I was just thinking: maybe every once in a while we're all standing on stone bridges and glancing into another’s world, while someone peeks cautiously into ours. There, between the pages of time, things can get pressed into each other, and mix and merge and coalesce, the way lovers do. And then, you never really know if the voices you hear all come only from your own past, just like you never really know who suddenly hears – and cries over, and laughs over, and wonders over – words that had been spoken to you. Memory is: sharing those phantasms. When the moon is Full, and is Ice, it’s really not all that startling to hear an unfamiliar fleeting note among the quiet voices of your mind. Don't be afraid. It’s just someone’s lost or invisible loved ones, whispering by, while someone else, for a moment, can hear yours. It’s all transposable on old stone bridges, when everything is moonlit.

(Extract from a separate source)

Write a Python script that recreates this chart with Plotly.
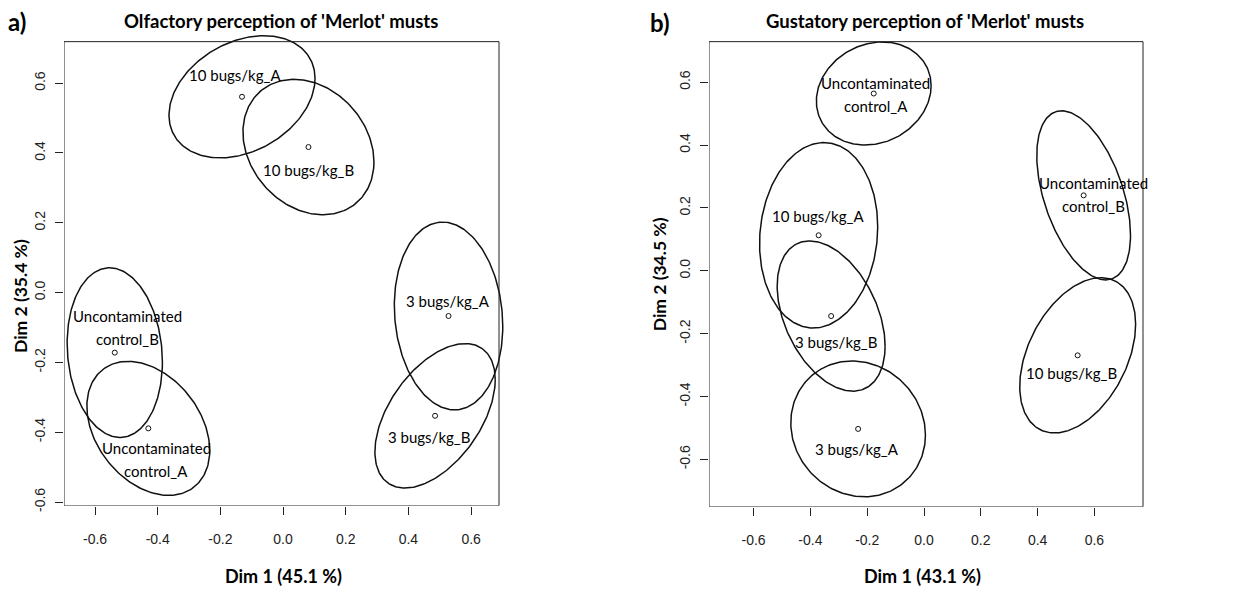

… And then you keep walking, leaving the river and the chapel and the lawn and the busy ducks behind. You carry along your voices – holding the treasured ones a bit closer, that’s really why you tighten the coat around yourself – and perhaps also some that aren’t yours. They just attached themselves to you, back there, on the bridge, because those they had spoken to no longer remember them. Pasts, like dogs and people, can be homeless, too.

That's okay. Like a mother whose child is away, you can host them, hoping that, should something happen, someone will take him in as well. There must be nothing worse than (voluntarily or not) losing memory and losing memories. That's when you'd have to rely on the kindness of random strangers on stone bridges.

Come home, voices. The moon is Ice Full.